_GOAL OF THE EXERCISE_
Write each line of the material exactly as given, from the top through the line that contains "y_ticks = [20, 30, 40, 50, 60, 70]", and omit all pictures.

_DATA PROVIDED_
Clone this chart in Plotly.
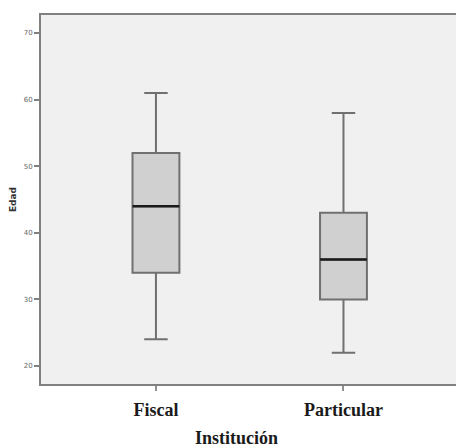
import plotly.graph_objects as go

categories = ["Fiscal", "Particular"]
lower_whisker = [24, 22]
q1_values = [34, 30]
medians = [44, 36]
q3_values = [52, 43]
upper_whisker = [61, 58]
y_ticks = [20, 30, 40, 50, 60, 70]

box_w = 0.25
fig = go.Figure()
for i, c in enumerate(categories):
    fig.add_trace(go.Box(
        x=[i], q1=[q1_values[i]], median=[medians[i]], q3=[q3_values[i]],
        lowerfence=[lower_whisker[i]], upperfence=[upper_whisker[i]],
        width=box_w, whiskerwidth=0.5, fillcolor="#d0d0d0",
        line=dict(color="#707070", width=2), name=c, showlegend=False,
        hoverinfo="skip"))
    fig.add_trace(go.Scatter(
        x=[i - box_w / 2, i + box_w / 2], y=[medians[i], medians[i]],
        mode="lines", line=dict(color="#1a1a1a", width=2.5),
        showlegend=False, hoverinfo="skip"))

serif = dict(family="Liberation Serif", size=18, color="#1a1a1a", weight="bold")

fig.update_layout(
    width=456, height=447,
    margin=dict(l=41, r=0, t=15, b=63, autoexpand=False),
    paper_bgcolor="white", plot_bgcolor="#f0f0f0",
    xaxis=dict(
        range=[-0.613, 1.6], tickvals=[0, 1], ticktext=categories,
        ticks="outside", ticklen=5, tickcolor="#909090", tickwidth=1.5,
        ticklabelstandoff=3,
        showgrid=False, zeroline=False,
        showline=True, linecolor="#808080", linewidth=2, mirror=True,
        tickfont=serif,
    ),
    yaxis=dict(
        range=[17.3, 72.7], tickvals=y_ticks,
        ticks="outside", ticklen=5, tickcolor="#808080", tickwidth=1.5,
        showgrid=False, zeroline=False,
        showline=True, linecolor="#808080", linewidth=2, mirror=True,
        tickfont=dict(family="DejaVu Sans", size=7, color="#666666"),
        title=dict(text="Edad", standoff=6,
                   font=dict(family="DejaVu Sans", size=9, color="#333333", weight="bold")),
    ),
    annotations=[dict(text="Institución", xref="paper", yref="paper",
                      x=0.47, y=-0.146, xanchor="center", yanchor="middle",
                      showarrow=False, font=serif)],
)
fig.write_html("out.html", config={"displayModeBar": False},
               post_script="document.body.style.margin='0';document.body.style.overflow='hidden';")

_FINISHED TASK_
Clone this chart in Plotly.
import plotly.graph_objects as go

categories = ["Fiscal", "Particular"]
lower_whisker = [24, 22]
q1_values = [34, 30]
medians = [44, 36]
q3_values = [52, 43]
upper_whisker = [61, 58]
y_ticks = [20, 30, 40, 50, 60, 70]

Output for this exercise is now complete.